Consider how often Gaboriau puts us off with a broken-backed narrative, taking up his curtain on a promising problem, presenting it to us in aspects of increasing difficulty, only at last to confess his impotence by starting afresh and slowly detailing the explanatory episodes which happened before the curtain rose. Consider how frequently Fortuné du Boisgobey failed to play fair. Consider how juiceless was the documentary method of Wilkie Collins, how mechanical and how arid, how futilely complicated, how prolonged, and how fatiguing. Consider all the minor members of the sorry brood hatched out of the same egg, how cheap and how childish the most of them are.

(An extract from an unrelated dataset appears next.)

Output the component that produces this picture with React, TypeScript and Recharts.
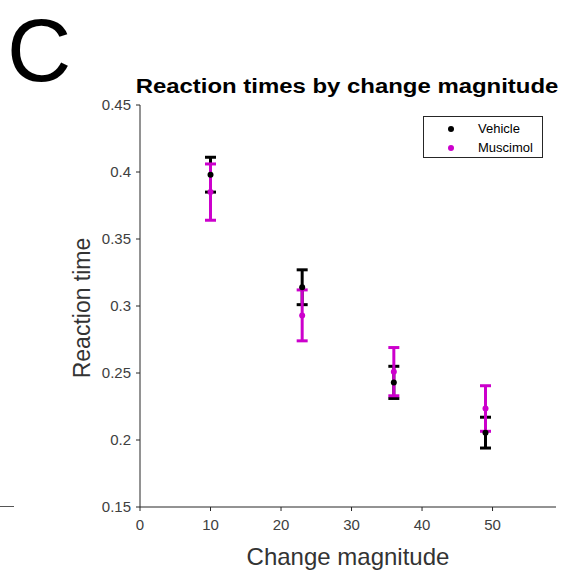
import { ScatterChart, Scatter, XAxis, YAxis, ErrorBar } from "recharts";

const changeMagnitude = [10, 23, 36, 49];
const vehicleMean = [0.398, 0.314, 0.243, 0.2055];
const vehicleErr = [0.013, 0.013, 0.012, 0.0115];
const muscimolMean = [0.385, 0.293, 0.251, 0.2235];
const muscimolErr = [0.021, 0.019, 0.018, 0.017];
const xTicks = [0, 10, 20, 30, 40, 50];
const yTicks = [0.15, 0.2, 0.25, 0.3, 0.35, 0.4, 0.45];

const series = [
  { name: "Vehicle", color: "#000000", mean: vehicleMean, err: vehicleErr },
  { name: "Muscimol", color: "#cc00cc", mean: muscimolMean, err: muscimolErr },
];

const FONT = "'Liberation Sans', Arial, sans-serif";
const AXIS = "#262626";
const TICK = "#404040";

const Dot = (props: any) => {
  const { cx, cy, fill } = props;
  if (cx == null || cy == null) return null;
  return <circle cx={cx} cy={cy} r={3} fill={fill} />;
};

const YLabel = (props: any) => {
  const { viewBox } = props;
  const x = viewBox.x + 10;
  const y = viewBox.y + viewBox.height / 2 + 2;
  return (
    <text
      x={x}
      y={y}
      transform={`rotate(-90, ${x}, ${y})`}
      textAnchor="middle"
      fontSize={23}
      fill="#333"
      fontFamily={FONT}
    >
      Reaction time
    </text>
  );
};

const XLabel = (props: any) => {
  const { viewBox } = props;
  return (
    <text
      x={viewBox.x + viewBox.width / 2}
      y={viewBox.y + 58}
      textAnchor="middle"
      fontSize={24}
      fill="#333"
      fontFamily={FONT}
    >
      Change magnitude
    </text>
  );
};

export default function App() {
  return (
    <div
      style={{
        position: "absolute",
        left: 0,
        top: 0,
        width: 564,
        height: 575,
        background: "#fff",
        fontFamily: FONT,
      }}
    >
      <svg
        width={564}
        height={100}
        style={{ position: "absolute", left: 0, top: 0 }}
      >
        <text x={7} y={81} fontSize={89} fontFamily={FONT} fill="#000">
          C
        </text>
        <text
          x={347}
          y={93}
          textAnchor="middle"
          fontSize={21}
          fontWeight="bold"
          fontFamily={FONT}
          fill="#000"
          transform="translate(347 0) scale(1.14 1) translate(-347 0)"
        >
          Reaction times by change magnitude
        </text>
      </svg>
      <div
        style={{
          position: "absolute",
          left: 0,
          top: 506,
          width: 14,
          height: 1,
          background: "#555",
        }}
      />
      <ScatterChart
        width={564}
        height={575}
        margin={{ top: 105, right: 8, bottom: 38, left: 80 }}
        style={{ position: "absolute", left: 0, top: 0 }}
      >
        <XAxis
          type="number"
          dataKey="x"
          domain={[0, 59]}
          ticks={xTicks}
          allowDataOverflow
          stroke={AXIS}
          tickSize={4}
          tickMargin={8}
          tick={{ fill: TICK, fontSize: 15, fontFamily: FONT }}
          height={30}
          label={<XLabel />}
        />
        <YAxis
          type="number"
          dataKey="y"
          domain={[0.15, 0.45]}
          ticks={yTicks}
          allowDataOverflow
          stroke={AXIS}
          tickSize={4}
          tickMargin={5}
          tick={{ fill: TICK, fontSize: 15, fontFamily: FONT }}
          tickFormatter={(v) => String(v)}
          width={60}
          label={<YLabel />}
        />
        {series.map((s) => (
          <Scatter
            key={s.name}
            name={s.name}
            data={changeMagnitude.map((x, i) => ({ x, y: s.mean[i], err: s.err[i] }))}
            fill={s.color}
            shape={<Dot />}
            isAnimationActive={false}
          >
            <ErrorBar
              dataKey="err"
              direction="y"
              width={5.5}
              stroke={s.color}
              strokeWidth={3}
              isAnimationActive={false}
            />
          </Scatter>
        ))}
      </ScatterChart>
      <div
        style={{
          position: "absolute",
          left: 423,
          top: 116,
          width: 120,
          height: 42,
          border: "1px solid #262626",
          boxSizing: "border-box",
          background: "#fff",
          fontSize: 13,
          color: "#000",
        }}
      >
        {series.map((s, i) => (
          <div
            key={s.name}
            style={{
              position: "absolute",
              left: 0,
              top: 3 + i * 19,
              height: 17,
              display: "flex",
              alignItems: "center",
            }}
          >
            <span
              style={{
                display: "inline-block",
                width: 6,
                height: 6,
                borderRadius: 3,
                background: s.color,
                marginLeft: 24,
                marginRight: 24,
              }}
            />
            <span>{s.name}</span>
          </div>
        ))}
      </div>
    </div>
  );
}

Consider all these; and we are forced to the conclusion that if the writing of a good detective-story is so rare and so difficult, if only one of Poe's imitators has been able really to rival his achievement, if this single success has been the result of an acceptance of Poe's formula and of a close adherence to Poe's practise, then, what Poe wrought is really unique; and we must give him the guerdon of praise due to an artist who has accomplished the first time of trying that which others have failed to achieve even after he had shown them how.